Au retour, à Tunis, Zam n’était pas du groupe. Mais Gras si ! « J’étais le seul attaquant sur le banc. Et lorsqu’au bout de quelques minutes Youm s’est blessé, je me suis aussitôt levé pour m’échauffer. Mais Claude Le Roy avait préféré faire entrer le milieu de terrain Baytir Samb », se souvient Al Ousseynou Sène. Qu’importe, le Sénégal était qualifié à la phase finale après avoir raté la précédente au Maroc. « Moi qui ai toujours été titulaire lorsque les Senefs n’étaient pas là, j’étais en droit d’espérer être du voyage final. Mais, suite à un choc, lors d’un match de championnat face au Port, je me suis blessé aux adducteurs et n’ai pas été retenu », regrette Gras. Reparti entre-temps en France, Zam non plus. « Pour avoir fait la plupart des matches amicaux et de qualification, et étant la doublure du meilleur attaquant sénégalais voire africain de l’époque, je pouvais logiquement espérer faire partie du groupe », témoigne Zam. « Peut-être que si j’étais resté au Sénégal, j’aurais disputé cette Can et eu une autre carrière ».

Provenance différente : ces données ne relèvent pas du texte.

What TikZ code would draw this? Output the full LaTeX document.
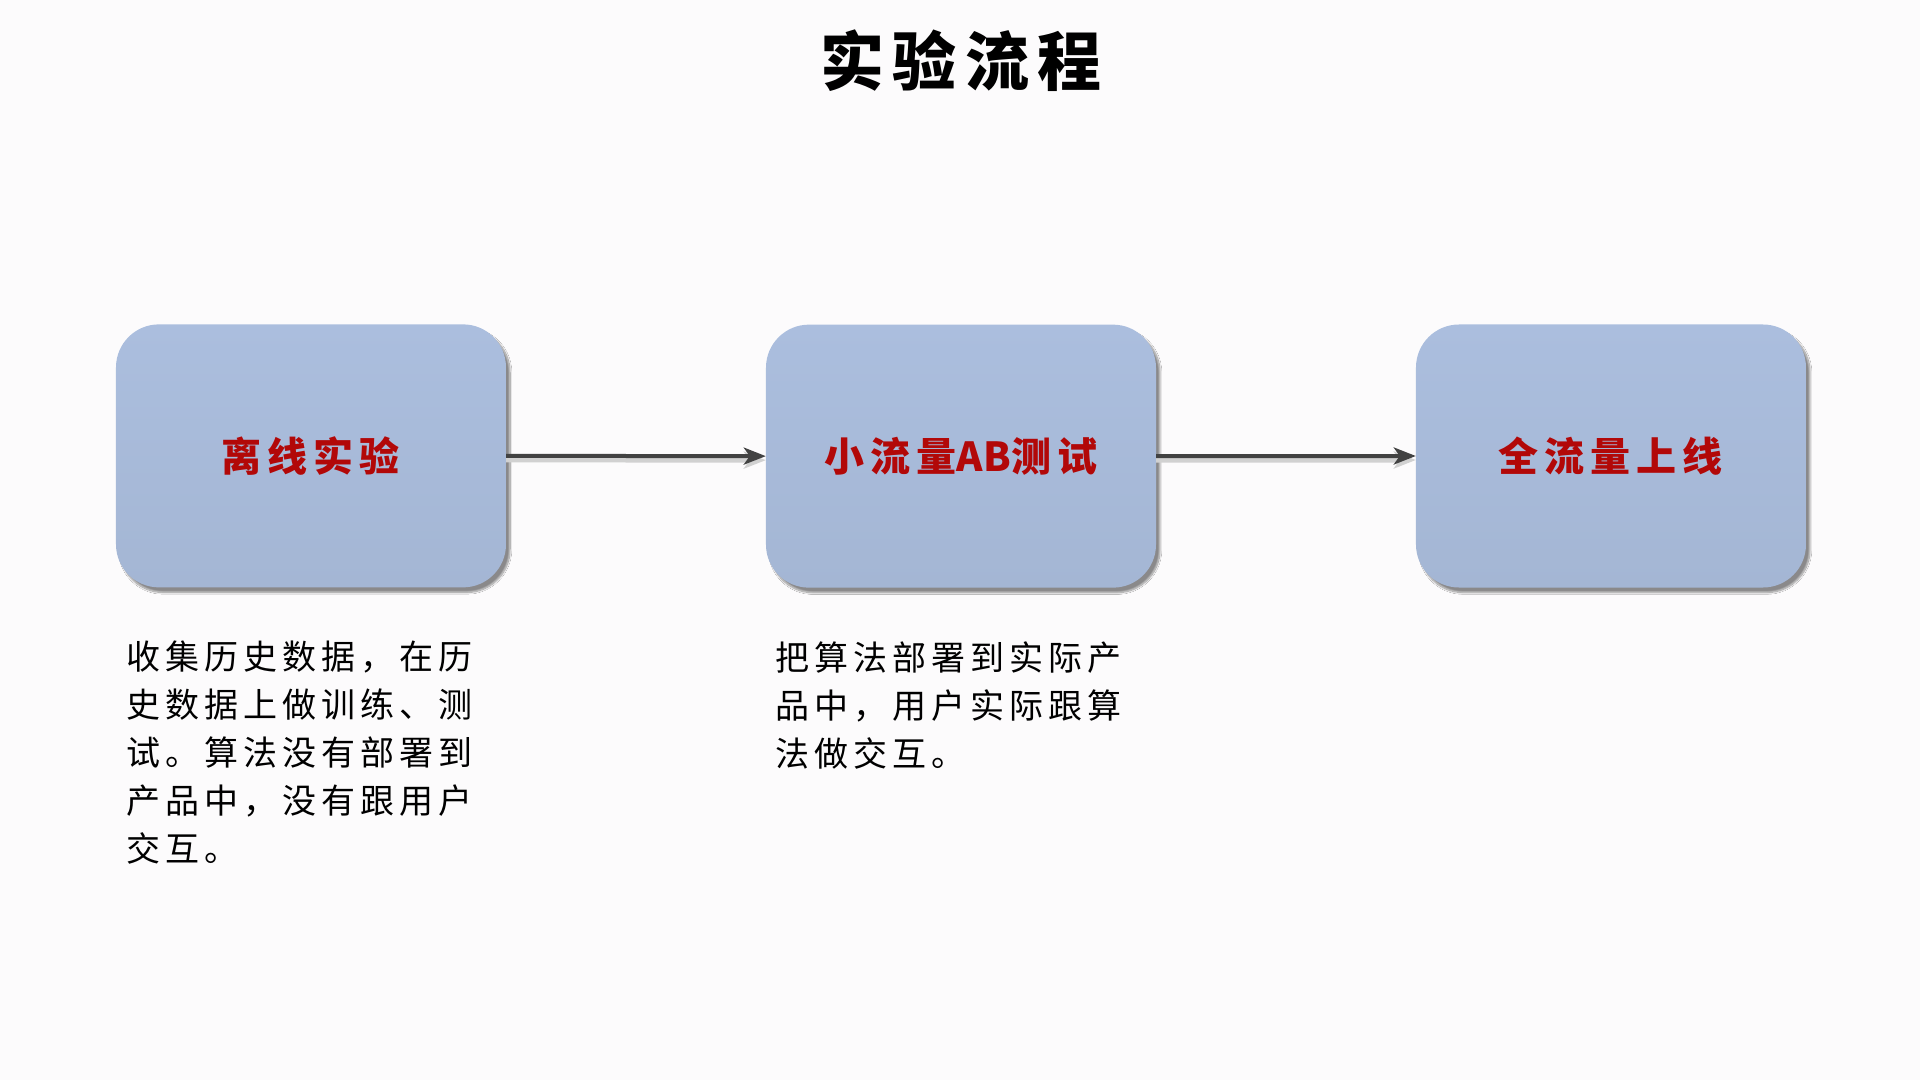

Encore plus amer est Al Ousseynou Sène Gras, mais à propos de la Can suivante en 1992, au Sénégal. Et il s’indigne pour deux, parce qu’il témoigne aussi pour son double, Gris. « Cette fois, Claude Le Roy n’est pas allé au bout de ses idées ; il n’a pas été courageux ; il a simplement eu peur, a renié ses idées pour composer avec celles des autres », témoigne-t-il. Et d’expliquer : « pendant un mois, il nous prenait tous les matins de 05h30 à 06 heures, avec mon jumeau, au stade L.S.S, et nous entrainait comme latéraux : Gris à droite et moi à gauche. Il avait même insisté auprès de l’Uso pour qu’on nous fît jouer de temps en temps à ces postes. Mais notre coach tenait à son trio Gris, Gras Zam ». Après les avoir « fait travailler comme des fous » (tactique, tacling, etc.), alors que presque tout le monde était encore au lit, dans ce qu’il présentait comme « sa surprise tactique lors de la Can », Claude Le Roy les a laissés en rade au profit de pros trentenaires, dont certains ne jouaient même pas en club. « On avait une bonne équipe de locaux qui auraient pu faire quelque chose lors de cette Can ; mais on a presque tous été mis sur la touche », regrette Gras. « C’est cela qui a faussé mon palmarès. J’avais le talent et la volonté. Mais mon rêve a avorté d’entendre l’hymne national, vêtu du maillot de mon pays et de jouer aux côtés de Oumar Guèye Sène pour profiter de ses caviars ». Selon lui, sans aucun doute, « 1992 reste la plus mauvaise année de ma carrière. Pire même que 1994 où je m’étais fracturé la jambe. Et c’est la même chose pour mon jumeau, Gris ». Même à deux pour tenter d’oublier cet épisode, ça reste compliqué pour Gris et Gras. Si Zam y ajoute son spleen de 1990, cela ne peut donner qu’un tableau bien sombre pour ce trio qui avait conduit l’Uso jusqu’en quarts de finale de la Coupe des vainqueurs de Coupe en 1990 après avoir bouffé les Requins de l’Atlantique (Bénin) et le Tonnerre de Yaoundé (Cameroun) avant de tomber face aux Nigérians de Bbc Lions.